Baca Juga: Cegah Penerimaan Pajak Makin Anjlok, DJP Fokus Pengawasan Dan Penegakan Hukum
Perlu diketahui, Direktur Jenderal Pajak Kementerian Keuangan Suryo Utomo ditunjuk menjadi komisaris utama PT Bank Tabungan Negara (Persero) setelah diputuskan dalam Rapat Umum Pemegang Saham Tahunan (RUPST) yang berlangsung pada Rabu, 26 Maret 2025.
Penunjukkan Suryo menggantikan Chandra M. Hamzah, yang sebelumnya diangkat melalui RUPSLB pada November 2019.
Rinto menegaskan, Dirjen Pajak bertugas dalam pengawasan, pemeriksaan, dan penindakan terhadap wajib pajak, yang sejatinya dari APBN, dibiayai oleh rakyat, dan diberi mandat untuk bersikap adil dan netral terhadap seluruh wajib pajak, baik rakyat kecil, pelaku UMKM, perusahaan swasta, maupun BUMN seperti BTN.
Sebab itu, Rinto mempertanyakan sikap objektif Suryo Utomo dalam menjalankan tugas nantinya, bila menjalani rangkap jabatan sebagai Komisaris Utama bank BTN.
"Bagaimana mungkin seorang Dirjen (Pajak) dapat bersikap objektif terhadap BTN, jika pada saat yang sama ia menerima gaji dan fasilitas sebagai Komisaris Utama BTN? Ini adalah konflik kepentingan struktural, dan merupakan bentuk potensi penyalahgunaan kekuasaan yang terang benderang," ujarnya.
Pelanggaran Undang-Undang
Rinto memaparkan, penunjukkan Suryo Utomo sebagai Komisaris Utama BTN setidaknya menandai pelanggaran terhadap sejumlah Undang-Undang. Utamanya, UU No. 25 Tahun 2009 tentang Pelayanan Publik Pasal 17 huruf a, yang secara eksplisit melarang ASN merangkap jabatan sebagai komisaris perusahaan.
Kedua, UU No. 5 Tahun 2014 tentang ASN yang menyebut bahwa ASN harus bebas dari konflik kepentingan dan menjunjung profesionalisme. Ketiga, UU No. 30 Tahun 2014 tentang Administrasi Pemerintahan Konflik kepentingan diartikan sebagai penggunaan wewenang untuk kepentingan pribadi yang dapat memengaruhi netralitas keputusan.
Keempat, penunjukkan Suryo Utomo sebagai Komisaris juga dinilai mencederai UU No. 19 Tahun 2003 tentang BUMN yang menyatakan Komisaris harus bertindak independen, tidak boleh memiliki kepentingan yang mengganggu pelaksanaan tugas secara mandiri.

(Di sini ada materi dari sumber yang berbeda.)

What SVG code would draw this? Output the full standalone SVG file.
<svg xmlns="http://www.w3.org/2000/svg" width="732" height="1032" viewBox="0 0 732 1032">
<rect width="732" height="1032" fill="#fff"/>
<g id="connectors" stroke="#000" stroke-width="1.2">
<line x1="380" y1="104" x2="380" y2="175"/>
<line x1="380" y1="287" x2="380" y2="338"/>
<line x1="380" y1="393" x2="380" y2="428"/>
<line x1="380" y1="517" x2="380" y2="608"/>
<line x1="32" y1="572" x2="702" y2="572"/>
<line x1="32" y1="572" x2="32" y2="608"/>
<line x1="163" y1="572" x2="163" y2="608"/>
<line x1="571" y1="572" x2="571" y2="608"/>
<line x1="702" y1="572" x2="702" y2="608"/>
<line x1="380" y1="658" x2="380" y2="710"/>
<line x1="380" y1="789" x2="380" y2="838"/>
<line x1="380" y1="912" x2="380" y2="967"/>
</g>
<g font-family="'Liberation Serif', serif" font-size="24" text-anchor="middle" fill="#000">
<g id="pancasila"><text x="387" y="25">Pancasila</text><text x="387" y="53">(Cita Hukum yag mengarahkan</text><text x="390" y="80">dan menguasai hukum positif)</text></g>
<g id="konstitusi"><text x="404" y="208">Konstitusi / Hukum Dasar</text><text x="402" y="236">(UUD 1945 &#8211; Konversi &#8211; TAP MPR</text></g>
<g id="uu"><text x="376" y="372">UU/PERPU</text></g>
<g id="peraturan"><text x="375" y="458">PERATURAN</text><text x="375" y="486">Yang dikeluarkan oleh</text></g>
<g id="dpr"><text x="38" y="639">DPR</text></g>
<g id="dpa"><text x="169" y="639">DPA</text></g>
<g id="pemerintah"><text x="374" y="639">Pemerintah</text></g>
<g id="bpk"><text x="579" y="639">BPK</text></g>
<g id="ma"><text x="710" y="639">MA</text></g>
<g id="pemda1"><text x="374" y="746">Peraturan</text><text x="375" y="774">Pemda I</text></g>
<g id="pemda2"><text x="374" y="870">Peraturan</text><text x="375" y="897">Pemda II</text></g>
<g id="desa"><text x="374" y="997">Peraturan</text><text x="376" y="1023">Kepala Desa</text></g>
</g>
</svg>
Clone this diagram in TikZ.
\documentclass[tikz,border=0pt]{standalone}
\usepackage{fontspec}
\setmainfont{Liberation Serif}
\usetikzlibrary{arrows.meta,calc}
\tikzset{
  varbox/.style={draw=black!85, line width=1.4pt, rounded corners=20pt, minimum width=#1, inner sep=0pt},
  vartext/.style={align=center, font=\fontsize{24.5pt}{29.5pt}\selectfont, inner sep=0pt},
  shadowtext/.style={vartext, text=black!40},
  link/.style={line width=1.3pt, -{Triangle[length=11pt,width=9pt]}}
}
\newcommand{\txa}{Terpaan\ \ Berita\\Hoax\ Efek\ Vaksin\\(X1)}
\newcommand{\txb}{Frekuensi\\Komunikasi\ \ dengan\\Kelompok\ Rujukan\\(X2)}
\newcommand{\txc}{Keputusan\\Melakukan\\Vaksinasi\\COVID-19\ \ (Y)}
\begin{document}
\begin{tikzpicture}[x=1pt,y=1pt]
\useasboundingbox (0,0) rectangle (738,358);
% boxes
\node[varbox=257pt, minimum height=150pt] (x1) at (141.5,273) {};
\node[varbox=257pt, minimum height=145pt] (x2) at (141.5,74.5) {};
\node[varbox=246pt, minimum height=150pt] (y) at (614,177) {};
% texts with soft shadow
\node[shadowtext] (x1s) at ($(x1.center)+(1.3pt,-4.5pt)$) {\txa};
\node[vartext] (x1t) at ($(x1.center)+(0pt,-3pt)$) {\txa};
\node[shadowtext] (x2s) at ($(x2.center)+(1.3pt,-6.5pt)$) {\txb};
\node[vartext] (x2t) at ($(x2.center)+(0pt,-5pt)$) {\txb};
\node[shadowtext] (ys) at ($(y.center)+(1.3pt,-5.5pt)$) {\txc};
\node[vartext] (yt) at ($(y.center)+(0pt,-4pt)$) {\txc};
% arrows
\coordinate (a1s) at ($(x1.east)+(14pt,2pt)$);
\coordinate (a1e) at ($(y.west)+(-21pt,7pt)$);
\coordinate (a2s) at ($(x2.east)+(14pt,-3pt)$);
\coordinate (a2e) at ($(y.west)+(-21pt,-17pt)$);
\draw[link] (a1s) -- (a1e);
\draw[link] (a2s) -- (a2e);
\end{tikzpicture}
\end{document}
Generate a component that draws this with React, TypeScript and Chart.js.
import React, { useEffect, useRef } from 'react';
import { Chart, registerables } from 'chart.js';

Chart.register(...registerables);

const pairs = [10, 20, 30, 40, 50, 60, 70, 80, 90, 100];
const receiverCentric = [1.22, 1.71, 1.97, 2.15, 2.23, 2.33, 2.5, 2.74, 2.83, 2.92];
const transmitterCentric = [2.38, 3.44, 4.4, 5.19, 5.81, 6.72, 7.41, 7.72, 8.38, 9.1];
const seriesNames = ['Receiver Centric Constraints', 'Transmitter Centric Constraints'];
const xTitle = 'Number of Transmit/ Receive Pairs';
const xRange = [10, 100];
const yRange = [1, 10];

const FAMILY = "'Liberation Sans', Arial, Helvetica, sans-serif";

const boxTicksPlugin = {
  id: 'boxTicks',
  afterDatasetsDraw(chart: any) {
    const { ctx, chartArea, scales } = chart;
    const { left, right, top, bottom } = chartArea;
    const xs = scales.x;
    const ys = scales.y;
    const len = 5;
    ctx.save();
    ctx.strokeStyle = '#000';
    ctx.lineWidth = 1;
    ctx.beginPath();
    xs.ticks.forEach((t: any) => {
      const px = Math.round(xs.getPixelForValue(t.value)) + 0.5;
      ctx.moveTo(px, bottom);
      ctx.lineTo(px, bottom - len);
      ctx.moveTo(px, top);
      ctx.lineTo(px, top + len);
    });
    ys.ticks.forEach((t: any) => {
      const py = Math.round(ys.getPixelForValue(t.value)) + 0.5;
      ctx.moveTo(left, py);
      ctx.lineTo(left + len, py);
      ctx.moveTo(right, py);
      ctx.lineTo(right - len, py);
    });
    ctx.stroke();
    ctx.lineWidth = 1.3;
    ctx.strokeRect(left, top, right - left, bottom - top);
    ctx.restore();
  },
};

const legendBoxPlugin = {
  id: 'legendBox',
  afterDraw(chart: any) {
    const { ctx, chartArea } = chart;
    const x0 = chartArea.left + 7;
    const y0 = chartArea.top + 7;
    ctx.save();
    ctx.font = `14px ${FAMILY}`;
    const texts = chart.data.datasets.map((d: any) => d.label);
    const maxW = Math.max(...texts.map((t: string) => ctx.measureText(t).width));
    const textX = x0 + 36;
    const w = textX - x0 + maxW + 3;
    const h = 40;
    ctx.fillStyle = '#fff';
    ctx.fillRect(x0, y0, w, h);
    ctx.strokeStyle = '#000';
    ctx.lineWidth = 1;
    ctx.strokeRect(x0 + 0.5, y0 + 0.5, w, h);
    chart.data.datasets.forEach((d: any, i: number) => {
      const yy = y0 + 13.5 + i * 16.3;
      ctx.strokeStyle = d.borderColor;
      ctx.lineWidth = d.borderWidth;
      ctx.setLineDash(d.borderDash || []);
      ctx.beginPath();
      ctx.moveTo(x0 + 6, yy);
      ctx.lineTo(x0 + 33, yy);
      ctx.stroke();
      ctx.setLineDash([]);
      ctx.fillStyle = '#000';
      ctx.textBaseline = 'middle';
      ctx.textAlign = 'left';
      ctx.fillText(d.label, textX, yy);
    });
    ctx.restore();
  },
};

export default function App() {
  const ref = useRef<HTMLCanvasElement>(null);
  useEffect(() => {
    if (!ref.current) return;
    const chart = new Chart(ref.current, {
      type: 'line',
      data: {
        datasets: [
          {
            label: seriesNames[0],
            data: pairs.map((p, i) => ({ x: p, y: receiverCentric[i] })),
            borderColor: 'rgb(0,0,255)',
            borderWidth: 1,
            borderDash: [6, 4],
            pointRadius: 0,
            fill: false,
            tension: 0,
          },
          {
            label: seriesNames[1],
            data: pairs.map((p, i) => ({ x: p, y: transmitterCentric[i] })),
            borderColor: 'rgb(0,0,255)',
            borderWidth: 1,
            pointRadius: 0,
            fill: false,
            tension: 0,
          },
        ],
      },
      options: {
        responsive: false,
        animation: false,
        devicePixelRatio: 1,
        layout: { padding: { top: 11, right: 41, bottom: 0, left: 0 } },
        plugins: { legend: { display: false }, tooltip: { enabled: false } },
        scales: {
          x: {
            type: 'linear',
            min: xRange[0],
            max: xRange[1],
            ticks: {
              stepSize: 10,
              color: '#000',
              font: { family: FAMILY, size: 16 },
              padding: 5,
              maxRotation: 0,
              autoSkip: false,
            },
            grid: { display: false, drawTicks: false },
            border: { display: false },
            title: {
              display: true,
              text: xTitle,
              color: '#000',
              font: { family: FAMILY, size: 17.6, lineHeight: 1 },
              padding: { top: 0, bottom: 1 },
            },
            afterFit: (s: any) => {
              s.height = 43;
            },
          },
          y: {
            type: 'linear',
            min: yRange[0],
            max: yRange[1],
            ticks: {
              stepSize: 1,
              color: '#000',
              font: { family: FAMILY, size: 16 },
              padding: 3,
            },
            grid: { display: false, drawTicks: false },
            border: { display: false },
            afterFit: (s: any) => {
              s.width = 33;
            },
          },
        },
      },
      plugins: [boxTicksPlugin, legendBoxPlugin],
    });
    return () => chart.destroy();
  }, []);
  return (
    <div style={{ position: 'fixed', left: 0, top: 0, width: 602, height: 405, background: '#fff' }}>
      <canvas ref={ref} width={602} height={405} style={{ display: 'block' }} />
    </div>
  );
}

Di sisi lain, penunjukkan Suryo sebagai Komisaris BTN juga mencederai Putusan MK No. 80/PUU-XVII/2019 yang menegaskan larangan rangkap jabatan bagi pejabat negara, termasuk yang diangkat langsung oleh Presiden.

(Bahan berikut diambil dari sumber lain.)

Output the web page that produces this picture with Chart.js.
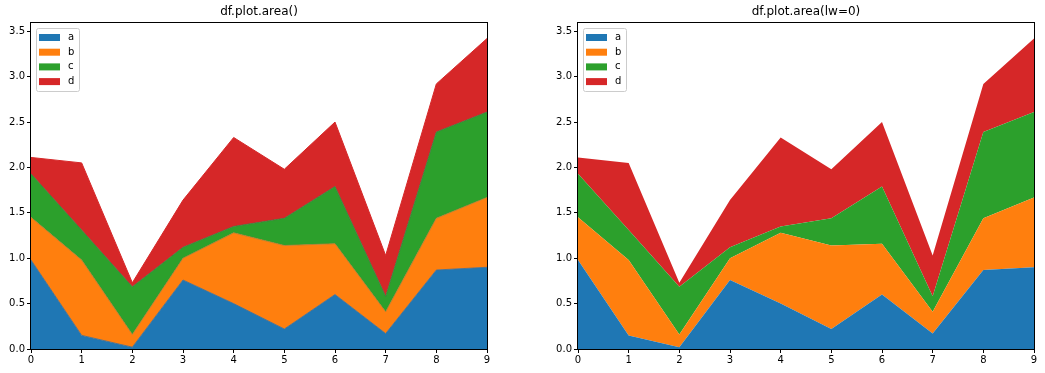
<!DOCTYPE html>
<html>
<head>
<meta charset="utf-8">
<script src="https://cdn.jsdelivr.net/npm/chart.js@4/dist/chart.umd.min.js"></script>
<style>
  html, body { margin: 0; padding: 0; background: #fff; }
  body { width: 1045px; height: 373px; position: relative; overflow: hidden; }
  .box { position: absolute; top: 0; width: 498px; height: 373px; }
</style>
</head>
<body>
<div class="box" style="left:0px"><canvas id="c1"></canvas></div>
<div class="box" style="left:547px"><canvas id="c2"></canvas></div>
<script>
const categories = [0, 1, 2, 3, 4, 5, 6, 7, 8, 9];
const seriesNames = ['a', 'b', 'c', 'd'];
const seriesA = [0.98, 0.15, 0.02, 0.76, 0.50, 0.22, 0.60, 0.17, 0.87, 0.90];
const seriesB = [0.47, 0.83, 0.14, 0.24, 0.78, 0.92, 0.56, 0.24, 0.57, 0.77];
const seriesC = [0.48, 0.33, 0.525, 0.12, 0.07, 0.30, 0.63, 0.17, 0.95, 0.94];
const seriesD = [0.18, 0.74, 0.045, 0.52, 0.98, 0.54, 0.71, 0.45, 0.53, 0.81];
const yTicks = [0.0, 0.5, 1.0, 1.5, 2.0, 2.5, 3.0, 3.5];
const titles = ['df.plot.area()', 'df.plot.area(lw=0)'];
const colors = ['#1f77b4', '#ff7f0e', '#2ca02c', '#d62728'];
const edgeColors = ['rgba(80,110,135,0.9)', 'rgba(175,125,45,0.9)', 'rgba(70,120,60,0.9)', '#d62728'];

const allSeries = [seriesA, seriesB, seriesC, seriesD];
const totals = categories.map((_, i) => allSeries.reduce((s, arr) => s + arr[i], 0));
const yMax = Math.max(...totals) * 1.05;
const FONT = 'DejaVu Sans';

function framePlugin(title) {
  return {
    id: 'frame',
    afterDraw(chart) {
      const ctx = chart.ctx, a = chart.chartArea;
      ctx.save();
      ctx.strokeStyle = '#000';
      ctx.lineWidth = 1;
      ctx.strokeRect(Math.round(a.left) - 0.5, Math.round(a.top) - 0.5,
                     Math.round(a.right - a.left) + 1, Math.round(a.bottom - a.top) + 1);
      ctx.fillStyle = '#000';
      ctx.font = '12px "' + FONT + '"';
      ctx.textAlign = 'center';
      ctx.textBaseline = 'middle';
      ctx.fillText(title, (a.left + a.right) / 2, a.top - 11);
      const bx = a.left + 5, by = a.top + 5, bw = 43, bh = 63;
      ctx.beginPath();
      if (ctx.roundRect) ctx.roundRect(bx + 0.5, by + 0.5, bw, bh, 2);
      else ctx.rect(bx + 0.5, by + 0.5, bw, bh);
      ctx.fillStyle = 'rgba(255,255,255,0.8)';
      ctx.fill();
      ctx.strokeStyle = '#cccccc';
      ctx.stroke();
      ctx.font = '10px "' + FONT + '"';
      ctx.textAlign = 'left';
      seriesNames.forEach((name, i) => {
        const cy = by + 9.5 + i * 14.7;
        ctx.fillStyle = colors[i];
        ctx.fillRect(bx + 3, cy - 3.5, 21, 7);
        ctx.fillStyle = '#000';
        ctx.fillText(name, bx + 32, cy);
      });
      ctx.restore();
    }
  };
}

function makeChart(id, title, lw) {
  const datasets = allSeries.map((arr, i) => ({
    label: seriesNames[i],
    data: categories.map((x, j) => ({ x: x, y: arr[j] })),
    backgroundColor: colors[i],
    borderColor: lw > 0 ? edgeColors[i] : colors[i],
    borderWidth: lw,
    pointRadius: 0,
    pointHoverRadius: 0,
    tension: 0,
    fill: i === 0 ? 'origin' : '-1'
  }));
  return new Chart(document.getElementById(id), {
    type: 'line',
    data: { datasets },
    plugins: [framePlugin(title)],
    options: {
      responsive: true,
      maintainAspectRatio: false,
      animation: false,
      events: [],
      layout: { padding: { top: 23, right: 11, left: 0, bottom: 0 } },
      plugins: { legend: { display: false }, title: { display: false }, tooltip: { enabled: false } },
      scales: {
        x: {
          type: 'linear', min: 0, max: 9,
          afterBuildTicks: s => { s.ticks = categories.map(v => ({ value: v })); },
          ticks: { color: '#000', font: { family: FONT, size: 10 }, padding: 1, maxRotation: 0, autoSkip: false,
                   callback: v => String(v) },
          grid: { display: true, drawOnChartArea: false, drawTicks: true, tickLength: 4, color: '#000' },
          border: { display: false },
          afterFit: s => { s.height = 24; }
        },
        y: {
          stacked: true, min: 0, max: yMax,
          afterBuildTicks: s => { s.ticks = yTicks.map(v => ({ value: v })); },
          ticks: { color: '#000', font: { family: FONT, size: 10 }, padding: 2, autoSkip: false,
                   callback: v => Number(v).toFixed(1) },
          grid: { display: true, drawOnChartArea: false, drawTicks: true, tickLength: 4, color: '#000' },
          border: { display: false },
          afterFit: s => { s.width = 31; }
        }
      }
    }
  });
}

makeChart('c1', titles[0], 1);
makeChart('c2', titles[1], 0);
</script>
</body>
</html>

"Bayangkan betapa tidak adilnya ini bagi jutaan wajib pajak yang diperiksa, didenda, bahkan dipidana karena kesalahan administrasi atau keterlambatan pelaporan. Sementara seorang pejabat yang seharusnya menjadi simbol ketegasan dan integritas fiskal, justru berada dalam jebakan konflik kepentingan dengan objek yang seharusnya diawasi," tekan Rinto.
Rinto menyatakan, pihaknya mendesak pemerintah terutama presiden untuk segera mencopot jabatan komisaris utama BTN dari Dirjen Pajak demi menjaga integritas sistem perpajakan nasional.
Rinto juga menekankan, agar dilakukan audit menyeluruh terhadap seluruh praktik rangkap jabatan di Kementerian dan BUMN, serta merevisi Peraturan Menteri BUMN yang bertentangan dengan hukum yang lebih tinggi.
Sebab menurutnya, rangkap jabatan pejabat negara bukan hanya terkait masalah etika, melainkan indikasi sistemik rusaknya batas antara pengawas dan yang diawasi.
"Bila ini dibiarkan, maka kepercayaan publik terhadap institusi pajak akan runtuh, dan kewajiban membayar pajak tak lagi dipandang sebagai kontribusi mulia, melainkan pemaksaan sepihak dari negara yang tak adil," pungkasnya.